Do people recognize you now from the show?

They'll stare and then sometimes they'll say something. It's usually the day after the show airs. It's a little embarrassing, but they're nice about it.

You're in some of the episodes, but not all since the producers switch off which experts to bring in each time. How far in advance do they tell you they want you to be in an episode?

Sometimes it's a few weeks before, sometimes a month. It depends. The original format was a bartender, a mixologist, and a chef. And I was the first time they brought in a service expert. Since then, they've brought in DJs and other experts. It all is based on the venue and what they need. They brought in a security expert one time, a karaoke expert. I'll be asked to come in if it's a nightclub where they're more focused on service.

Do you go in cold, or are you told anything about the bar in advance?

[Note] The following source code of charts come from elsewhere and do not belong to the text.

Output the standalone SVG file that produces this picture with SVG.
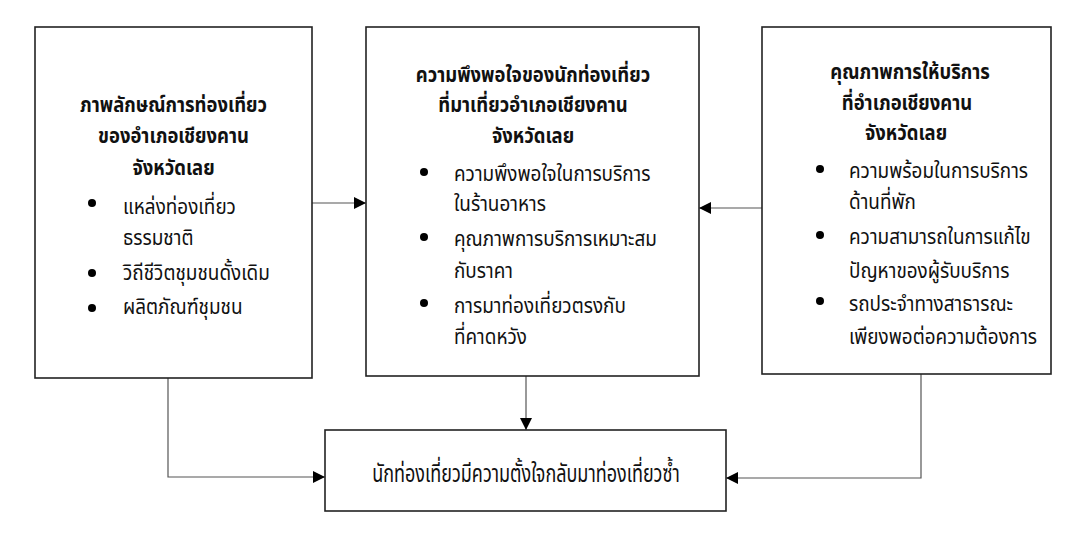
<svg xmlns="http://www.w3.org/2000/svg" width="1089" height="543" viewBox="0 0 1089 543">
<style>
.box{fill:#fff;stroke:#222;stroke-width:1.6}
.t{font-family:"Noto Sans Thai","Noto Sans","DejaVu Sans",sans-serif;font-size:22px;fill:#111}
.b{font-weight:bold;text-anchor:middle;font-size:20.5px}
.big{font-size:25px;text-anchor:middle}
.c{stroke:#555;stroke-width:1.2;fill:none}
.dot{fill:#000}
</style>
<defs>
<marker id="ah" markerWidth="12" markerHeight="12" refX="12" refY="6" orient="auto" markerUnits="userSpaceOnUse">
<path d="M0,0 L12,6 L0,12 Z" fill="#000"/>
</marker>
</defs>
<rect width="1089" height="543" fill="#fff"/>
<g id="connectors">
<line class="c" x1="312" y1="203" x2="366" y2="203" marker-end="url(#ah)"/>
<line class="c" x1="762" y1="208" x2="699" y2="208" marker-end="url(#ah)"/>
<line class="c" x1="526" y1="376" x2="526" y2="430" marker-end="url(#ah)"/>
<polyline class="c" points="168,378 168,477 325,477" marker-end="url(#ah)"/>
<polyline class="c" points="921,374 921,478 726,478" marker-end="url(#ah)"/>
</g>
<g id="node-image">
<rect class="box" x="35" y="27" width="277" height="351"/>
<text class="t b" transform="translate(173.5,112) scale(0.9,1)">ภาพลักษณ์การท่องเที่ยว</text>
<text class="t b" transform="translate(173.5,143) scale(0.9,1)">ของอำเภอเชียงคาน</text>
<text class="t b" transform="translate(173.5,175) scale(0.9,1)">จังหวัดเลย</text>
<circle class="dot" cx="92" cy="203" r="4"/>
<text class="t" transform="translate(123,214) scale(0.86,1)">แหล่งท่องเที่ยว</text>
<text class="t" transform="translate(123,245) scale(0.86,1)">ธรรมชาติ</text>
<circle class="dot" cx="92" cy="273" r="4"/>
<text class="t" transform="translate(123,280) scale(0.86,1)">วิถีชีวิตชุมชนดั้งเดิม</text>
<circle class="dot" cx="92" cy="308" r="4"/>
<text class="t" transform="translate(123,314) scale(0.86,1)">ผลิตภัณฑ์ชุมชน</text>
</g>
<g id="node-satisfaction">
<rect class="box" x="366" y="27" width="333" height="349"/>
<text class="t b" transform="translate(533,82) scale(0.9,1)">ความพึงพอใจของนักท่องเที่ยว</text>
<text class="t b" transform="translate(533,112) scale(0.9,1)">ที่มาเที่ยวอำเภอเชียงคาน</text>
<text class="t b" transform="translate(533,143) scale(0.9,1)">จังหวัดเลย</text>
<circle class="dot" cx="424" cy="172" r="4"/>
<text class="t" transform="translate(454,181) scale(0.86,1)">ความพึงพอใจในการบริการ</text>
<text class="t" transform="translate(454,211) scale(0.86,1)">ในร้านอาหาร</text>
<circle class="dot" cx="424" cy="237" r="4"/>
<text class="t" transform="translate(454,246) scale(0.86,1)">คุณภาพการบริการเหมาะสม</text>
<text class="t" transform="translate(454,278) scale(0.86,1)">กับราคา</text>
<circle class="dot" cx="424" cy="303" r="4"/>
<text class="t" transform="translate(454,313) scale(0.86,1)">การมาท่องเที่ยวตรงกับ</text>
<text class="t" transform="translate(454,344) scale(0.86,1)">ที่คาดหวัง</text>
</g>
<g id="node-quality">
<rect class="box" x="762" y="27" width="289" height="347"/>
<text class="t b" transform="translate(910,79) scale(0.9,1)">คุณภาพการให้บริการ</text>
<text class="t b" transform="translate(907,110) scale(0.9,1)">ที่อำเภอเชียงคาน</text>
<text class="t b" transform="translate(906,140) scale(0.9,1)">จังหวัดเลย</text>
<circle class="dot" cx="820" cy="169" r="4"/>
<text class="t" transform="translate(849,178) scale(0.86,1)">ความพร้อมในการบริการ</text>
<text class="t" transform="translate(849,209) scale(0.86,1)">ด้านที่พัก</text>
<circle class="dot" cx="820" cy="235" r="4"/>
<text class="t" transform="translate(849,244) scale(0.86,1)">ความสามารถในการแก้ไข</text>
<text class="t" transform="translate(849,278) scale(0.86,1)">ปัญหาของผู้รับบริการ</text>
<circle class="dot" cx="820" cy="301" r="4"/>
<text class="t" transform="translate(849,311) scale(0.86,1)">รถประจำทางสาธารณะ</text>
<text class="t" transform="translate(849,344) scale(0.86,1)">เพียงพอต่อความต้องการ</text>
</g>
<g id="node-intention">
<rect class="box" x="325" y="430" width="401" height="81"/>
<text class="t big" transform="translate(526,482) scale(0.72,1)">นักท่องเที่ยวมีความตั้งใจกลับมาท่องเที่ยวซ้ำ</text>
</g>
</svg>
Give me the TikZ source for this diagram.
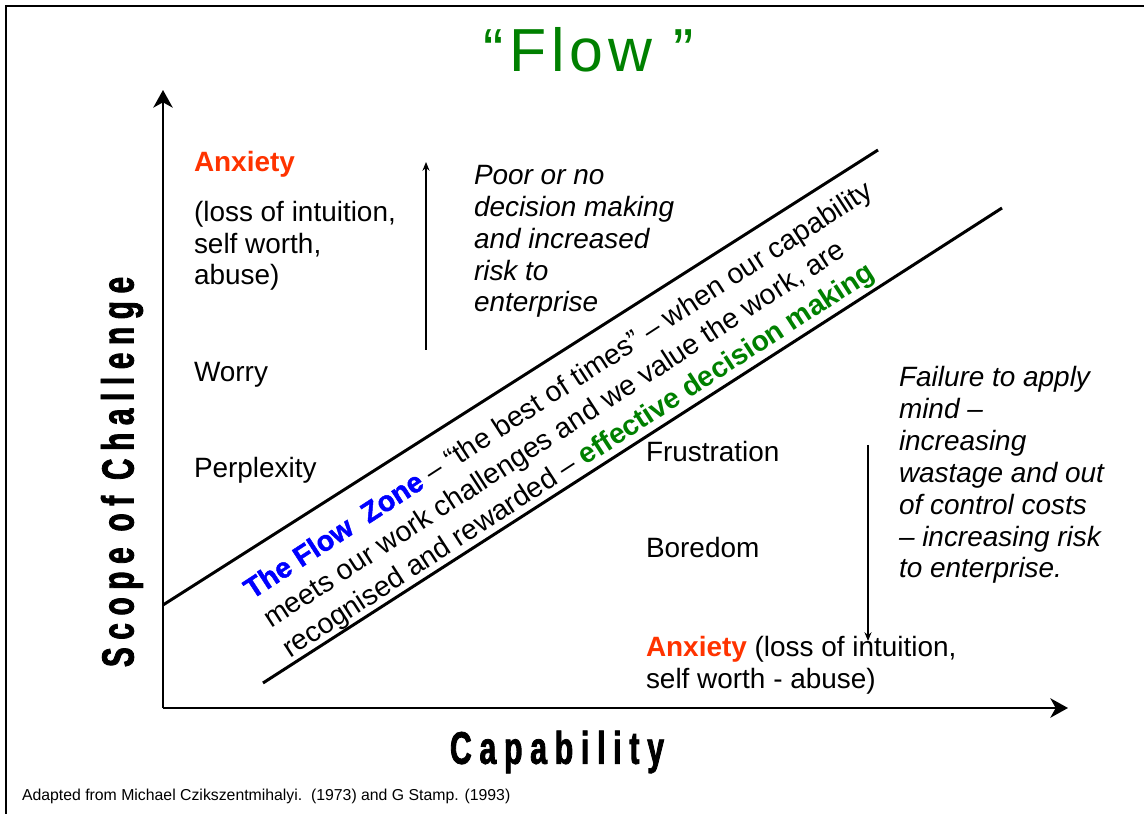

We pretty much go in cold. I think they like the reactions. I don't like to be prepped for it necessarily. The training is going to be similar, tailored to the place a little obviously, but the basics are across the board. I kind of get there and I don't get to go into the place until it's on camera. So when you see us going in the first time it really is the first time we get to see it. When we're outside sitting and watching the recon we're really sitting outside watching and waiting. It's pretty much real time.

New episodes air next month. What can viewers expect?

The cool part is I get to hear about the episodes I'm not in. I can't give away too much, but it's going to be good. I don't know if the renovation budget has gotten bigger or they've gotten more creative but the renovations are much more drastic, a much bigger contrast. Now they really have it down, and that renovation is getting faster and faster, so they're getting more creative.

One they took this really janky bar and by the end you felt like you were in Vegas. But we were in Raleigh.

Any D.C. area bars that are going to be rescued?

We have the next 25 identified and none are in D.C. But you never know. Maybe down the line. I can imagine some bars that need rescuing?But I won't name names.